I believe (don't have references on this, but used to follow aviation electronics news pretty voraciously) that in the US, at least, the great majority of air traffic control is based on secondary radar.
For a given amount of transmit power, secondary radar has much greater range (distance at which aircraft may be tracked). And with Mode C / Mode S, the information from secondary radar is much more useful for traffic control purposes.
Primary radar not only has limited range, but also locates the target with accuracy only to some point over the ground -- its ability to measure altitude is generally lousy.
Primary radar is also liable to "confusion" by echoes from objects other than aircraft, and emitted or reflected microwave signals from sources other than the radar itself.

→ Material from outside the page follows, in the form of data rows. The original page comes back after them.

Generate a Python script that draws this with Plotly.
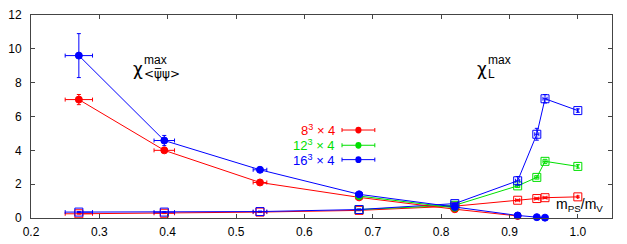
import plotly.graph_objects as go

# m_PS/m_V values
mx = [0.27, 0.395, 0.535, 0.68, 0.82, 0.912, 0.94, 0.952, 1.0]
mx_err = [0.02, 0.015, 0.01, 0.005, 0.004, 0.003, 0.003, 0.003, 0.0]

# chiral susceptibility maxima (filled circles)
chi_pbp_8_x = [0.27, 0.395, 0.535, 0.68, 0.82, 0.912]
chi_pbp_8 = [7.0, 4.0, 2.1, 1.22, 0.52, 0.12]
chi_pbp_8_err = [0.3, 0.12, 0.1, 0.05, 0.03, 0.02]
chi_pbp_12_x = [0.68, 0.82]
chi_pbp_12 = [1.3, 0.6]
chi_pbp_12_err = [0.05, 0.03]
chi_pbp_16_x = [0.27, 0.395, 0.535, 0.68, 0.82, 0.912, 0.94, 0.952]
chi_pbp_16 = [9.6, 4.58, 2.85, 1.4, 0.65, 0.15, 0.05, 0.02]
chi_pbp_16_err = [1.3, 0.3, 0.15, 0.06, 0.04, 0.02, 0.02, 0.02]

# Polyakov loop susceptibility maxima (open squares)
chi_L_8_x = [0.27, 0.395, 0.535, 0.68, 0.82, 0.912, 0.94, 0.952, 1.0]
chi_L_8 = [0.25, 0.28, 0.35, 0.45, 0.7, 1.05, 1.15, 1.2, 1.25]
chi_L_8_err = [0.02, 0.02, 0.02, 0.02, 0.03, 0.05, 0.05, 0.05, 0.05]
chi_L_12_x = [0.68, 0.82, 0.912, 0.94, 0.952, 1.0]
chi_L_12 = [0.5, 0.75, 1.9, 2.4, 3.35, 3.05]
chi_L_12_err = [0.03, 0.04, 0.1, 0.1, 0.12, 0.1]
chi_L_16_x = [0.27, 0.395, 0.535, 0.68, 0.82, 0.912, 0.94, 0.952, 1.0]
chi_L_16 = [0.35, 0.35, 0.38, 0.5, 0.85, 2.2, 4.95, 7.05, 6.35]
chi_L_16_err = [0.03, 0.03, 0.03, 0.03, 0.05, 0.25, 0.35, 0.25, 0.1]

RED, GREEN, BLUE = "#ff0000", "#00e000", "#0000ff"


def xerr_for(xs):
    return [mx_err[mx.index(v)] for v in xs]


fig = go.Figure()


def add(xs, ys, es, color, symbol):
    fig.add_trace(go.Scatter(
        x=xs, y=ys, mode="lines+markers",
        line=dict(color=color, width=1),
        marker=dict(symbol=symbol, color=color, size=7 if symbol == "circle" else 8,
                    line=dict(color=color, width=1)),
        error_y=dict(type="data", array=es, color=color, thickness=1, width=2),
        error_x=dict(type="data", array=xerr_for(xs), color=color, thickness=1, width=2),
        showlegend=False, cliponaxis=False, hoverinfo="skip"))


add(chi_L_8_x, chi_L_8, chi_L_8_err, RED, "square-open")
add(chi_L_12_x, chi_L_12, chi_L_12_err, GREEN, "square-open")
add(chi_L_16_x, chi_L_16, chi_L_16_err, BLUE, "square-open")
add(chi_pbp_8_x, chi_pbp_8, chi_pbp_8_err, RED, "circle")
add(chi_pbp_12_x, chi_pbp_12, chi_pbp_12_err, GREEN, "circle")
add(chi_pbp_16_x, chi_pbp_16, chi_pbp_16_err, BLUE, "circle")

font = "Liberation Sans, Arial, Helvetica, sans-serif"
greek = "DejaVu Sans, sans-serif"

# legend (gnuplot-style: text then key)
legend_labels = ["8<sup>3</sup> × 4", "12<sup>3</sup> × 4", "16<sup>3</sup> × 4"]
legend_colors = [RED, GREEN, BLUE]
legend_y = [5.2, 4.3, 3.45]
for lab, col, ly in zip(legend_labels, legend_colors, legend_y):
    fig.add_annotation(x=0.648, y=ly, xref="x", yref="y", text=lab, showarrow=False,
                       xanchor="right", yanchor="middle",
                       font=dict(color=col, size=13, family=font))
    fig.add_shape(type="line", x0=0.655, x1=0.703, y0=ly, y1=ly, xref="x", yref="y",
                  line=dict(color=col, width=1))
    for xe in (0.655, 0.703):
        fig.add_shape(type="line", x0=xe, x1=xe, y0=ly - 0.12, y1=ly + 0.12,
                      xref="x", yref="y", line=dict(color=col, width=1))
    fig.add_shape(type="circle", x0=0.6745, x1=0.6835, y0=ly - 0.2, y1=ly + 0.2,
                  xref="x", yref="y", fillcolor=col, line=dict(color=col, width=0))


def label(x, y, txt, size, fam=font):
    fig.add_annotation(x=x, y=y, xref="x", yref="y", showarrow=False, text=txt,
                       xanchor="left", yanchor="middle",
                       font=dict(size=size, family=fam, color="black"))


# chi^max_<psibar psi>
label(0.347, 8.8, "χ", 17, greek)
label(0.363, 9.35, "max", 12)
label(0.363, 8.5, "&lt;ψ̅ψ&gt;", 12, greek)
# chi^max_L
label(0.849, 8.8, "χ", 17, greek)
label(0.865, 9.35, "max", 12)
label(0.865, 8.5, "L", 12)

fig.add_annotation(x=1.04, y=0.75, xref="x", yref="y", showarrow=False,
                   text="m<sub>PS</sub>/m<sub>V</sub>", xanchor="right",
                   font=dict(size=14, family=font, color="black"))

axis_common = dict(showgrid=False, zeroline=False, showline=True, mirror="ticks",
                   linecolor="#444", linewidth=1, ticks="inside", ticklen=4,
                   tickcolor="#444", automargin=False,
                   tickfont=dict(size=12, family=font, color="black"))
fig.update_xaxes(range=[0.2, 1.05], tickvals=[0.2, 0.3, 0.4, 0.5, 0.6, 0.7, 0.8, 0.9, 1.0],
                 ticktext=["0.2", "0.3", "0.4", "0.5", "0.6", "0.7", "0.8", "0.9", "1.0"],
                 ticklabelstandoff=3, **axis_common)
fig.update_yaxes(range=[0, 12], tickvals=[0, 2, 4, 6, 8, 10, 12],
                 ticklabelstandoff=6, **axis_common)

fig.update_layout(width=627, height=244, margin=dict(l=31, r=15, t=15, b=26),
                  plot_bgcolor="white", paper_bgcolor="white",
                  font=dict(family=font))
fig.write_html("out.html", config={"displayModeBar": False},
               post_script="document.body.style.margin='0';document.body.style.overflow='hidden';")
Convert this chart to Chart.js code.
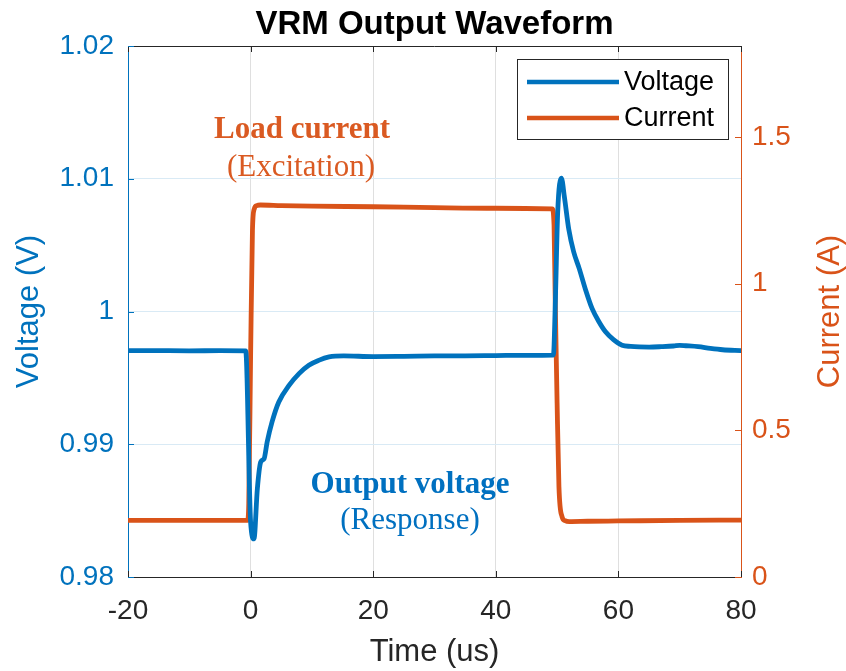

For ATC purposes, primary radar only adds value for aircraft flying without a functioning transponder.
On the other side, military radar for air defense and missile defense obviously relies on primary radar, because it is vital to track aircraft that purposely don't respond to secondary radar interrogation.
In the well-to-do countries of the West, there is usually abundant air defense radar coverage, at least near the frontiers (of course, smaller countries will have nearly 100% air defense radar coverage, because all of their territory is near a frontier).
Where the tricky bit comes in, is that the air defense and traffic control systems are (in general) quite separate. My guess is that few (if any) Western countries automatically "feed in" the air defense primary radar to the ATC system, in such a way that a target would show up on a controller's console.
Thus, the national air defense system may be tracking a Russian bomber, but if ATC knows its location, it may only be by a telephone call from the military to an ATC facility.
Some air traffic radar sets can show the primary target as well as the secondary (transponder) target.
I believe this was quite standard years ago. How these things work today, I don't know. They may have given up on displaying primary returns.
Of course, intruding military aircraft may use some combination of (a) low observables technology (AKA stealth), (b) electronic countermeasures to reduce radar detection, or (c) terrain masking (nap of the earth). If such aircraft are trying to hide, civilian radars have poor chances of seeing them anyway.
On the other hand, if the Russian air force hasn't completely lost its marbles, their "probing" flights into Western countries might actually be made with the transponders operating, in which case ATC would see them without difficulty.
Not that I recommend anybody, to rely on Russians doing the sane thing.